DFT Calculations with van der Waals Interactions of Hydrated Calcium Carbonate Crystals CaCO3·(H2O, 6H2O): Structural, Electronic, Optical, and Vibrational Properties.

The role of hydration on the structural, electronic, optical, and vibrational properties of monohydrated (CaCO3·H2O, hexagonal, P31, Z = 9) and hexahydrated (CaCO3·6H2O, monoclinic, C2/c, Z = 4) calcite crystals is assessed with the help of published experimental and theoretical data applying density functional theory within the generalized gradient approximation and a dispersion correction scheme.
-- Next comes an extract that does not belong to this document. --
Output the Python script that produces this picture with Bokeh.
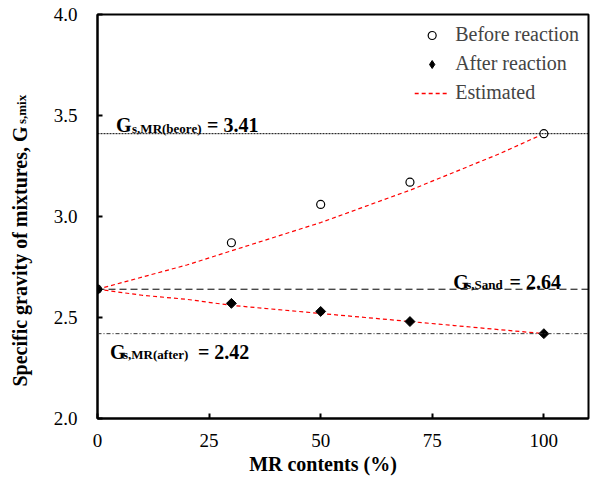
import numpy as np
from bokeh.plotting import figure
from bokeh.models import (Range1d, Span, Label, Legend, LegendItem, FixedTicker,
                          NumeralTickFormatter, LinearAxis, CustomJSTickFormatter)
from bokeh.embed import file_html
from bokeh.resources import INLINE

# ---- data ----
mr_contents = [0, 30, 50, 70, 100]
gs_before = [2.64, 2.87, 3.06, 3.17, 3.41]
gs_after = [2.64, 2.57, 2.53, 2.48, 2.42]

est_x = [0, 10, 20, 30, 40, 50, 60, 70, 80, 90, 100]
est_before = [2.64, 2.70, 2.76, 2.83, 2.90, 2.97, 3.05, 3.13, 3.22, 3.31, 3.41]
est_after = [2.64, 2.61, 2.59, 2.56, 2.54, 2.52, 2.50, 2.48, 2.46, 2.44, 2.42]

gs_mr_before = 3.41
gs_sand = 2.64
gs_mr_after = 2.42

x_ticks = [0, 25, 50, 75, 100]
y_ticks = [2.0, 2.5, 3.0, 3.5, 4.0]

FONT = "Liberation Serif"
NB = "\u00a0"

p = figure(width=592, height=477, output_backend="svg", toolbar_location=None,
           x_range=Range1d(0, 110), y_range=Range1d(2, 4),
           min_border_left=97, min_border_right=4, min_border_top=14,
           min_border_bottom=58)
p.background_fill_color = "white"
p.border_fill_color = "white"
p.outline_line_color = "black"
p.outline_line_width = 2
p.xgrid.visible = False
p.ygrid.visible = False

for ax in (p.xaxis[0], p.yaxis[0]):
    ax.axis_line_width = 2
    ax.axis_line_color = "black"
    ax.major_tick_in = 5
    ax.major_tick_out = 0
    ax.major_tick_line_width = 2
    ax.minor_tick_line_color = None
    ax.major_label_text_font = FONT
    ax.major_label_text_font_size = "19px"
    ax.major_label_text_color = "black"

p.xaxis.ticker = FixedTicker(ticks=x_ticks)
p.yaxis.ticker = FixedTicker(ticks=y_ticks)
p.xaxis.formatter = NumeralTickFormatter(format="0")
p.yaxis.formatter = NumeralTickFormatter(format="0.0")
p.xaxis.major_label_standoff = 15
p.yaxis.major_label_standoff = 20

# x axis title (trailing no-break spaces shift it left, as in the reference)
p.xaxis.axis_label = "MR contents (%)" + NB * 8
p.xaxis.axis_label_text_font = FONT
p.xaxis.axis_label_text_font_size = "20px"
p.xaxis.axis_label_text_font_style = "bold"
p.xaxis.axis_label_text_color = "black"
p.xaxis.axis_label_standoff = 3

# y axis title on an extra bare axis; its single tick label is the subscript
ytitle = LinearAxis(ticker=FixedTicker(ticks=[3.53]),
                    formatter=CustomJSTickFormatter(code="return 's,mix'"))
ytitle.axis_line_color = None
ytitle.major_tick_line_color = None
ytitle.minor_tick_line_color = None
ytitle.major_tick_in = 0
ytitle.major_tick_out = 0
ytitle.major_label_orientation = "vertical"
ytitle.major_label_text_font = FONT
ytitle.major_label_text_font_size = "13px"
ytitle.major_label_text_font_style = "bold"
ytitle.major_label_text_color = "black"
ytitle.major_label_standoff = 21
ytitle.axis_label = "Specific gravity of mixtures, G" + NB * 16
ytitle.axis_label_text_font = FONT
ytitle.axis_label_text_font_size = "20px"
ytitle.axis_label_text_font_style = "bold"
ytitle.axis_label_text_color = "black"
ytitle.axis_label_standoff = -19
p.add_layout(ytitle, "left")

# reference lines
p.add_layout(Span(location=gs_mr_before, dimension="width", line_color="black",
                  line_width=1, line_dash="2 1"))
p.add_layout(Span(location=gs_sand, dimension="width", line_color="black",
                  line_width=1, line_dash="7 4"))
p.add_layout(Span(location=gs_mr_after, dimension="width", line_color="#333333",
                  line_width=1, line_dash="4 2 1 2"))

# estimated curves
p.line(est_x, est_before, line_color="red", line_width=1.2, line_dash="4 3")
p.line(est_x, est_after, line_color="red", line_width=1.2, line_dash="4 3")

# points
c1 = p.scatter(mr_contents, gs_before, marker="circle", size=8,
               fill_color="white", line_color="black", line_width=1.2)
p.scatter(mr_contents, gs_after, marker="square", angle=np.pi / 4, size=7,
          fill_color="black", line_color="black")
# legend glyphs (hidden in the plot itself)
d_leg = p.scatter(mr_contents, gs_after, marker="diamond", size=11,
                  fill_color="black", line_color="black", visible=False)
l_leg = p.line(est_x, est_before, line_color="#ff0000", line_width=1.5,
               line_dash="4 3", visible=False)

legend = Legend(items=[LegendItem(label="Before reaction", renderers=[c1]),
                       LegendItem(label="After reaction", renderers=[d_leg]),
                       LegendItem(label="Estimated", renderers=[l_leg])],
                location="top_right")
legend.border_line_color = None
legend.background_fill_alpha = 0
legend.inactive_fill_alpha = 0
legend.label_text_font = FONT
legend.label_text_font_size = "20px"
legend.glyph_width = 35
legend.glyph_height = 20
legend.label_height = 20
legend.label_standoff = 6
legend.spacing = 6
legend.padding = 13
legend.margin = 9
p.add_layout(legend)

# annotation texts
def ann(x, y, txt, size):
    p.add_layout(Label(x=x, y=y, text=txt, text_font=FONT, text_font_size=size,
                       text_font_style="bold", text_color="black",
                       text_baseline="alphabetic"))

ann(4.15, 3.452, "G", "20px")
ann(7.74, 3.437, "s,MR(beore)", "13px")
ann(24.55, 3.452, "= 3.41", "20px")

ann(79.7, 2.677, "G", "20px")
ann(82.6, 2.662, "s,Sand", "13px")
ann(92.3, 2.677, "= 2.64", "20px")

ann(2.8, 2.331, "G", "20px")
ann(5.72, 2.316, "s,MR(after)", "13px")
ann(22.5, 2.331, "= 2.42", "20px")

open("out.html", "w").write(file_html(p, INLINE))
We show that the presence of water increases the main band gap of monohydrocalcite by 0.4 eV relative to the anhydrous structure, although practically not changing the hexahydrocalcite band gap. The gap type, however, is modified from indirect to direct as one switches from the monohydrated to the hexahydrated crystal. A good agreement was obtained between the simulated vibrational infrared and Raman spectra and the experimental data, with an infrared signature of hexahydrocalcite relative to monohydrocalcite being observed at 837 cm(-1). Other important vibrational signatures of the lattice, water molecules, and CO3(2-) were identified as well. Analysis of the phonon dispersion curves shows that, as the hydration level of calcite increases, the longitudinal optical-transverse optical phonon splitting becomes smaller. The thermodynamics properties of hexahydrocalcite as a function of temperature resemble closely those of calcite, while monohydrocalcite exhibits a very distinct behavior.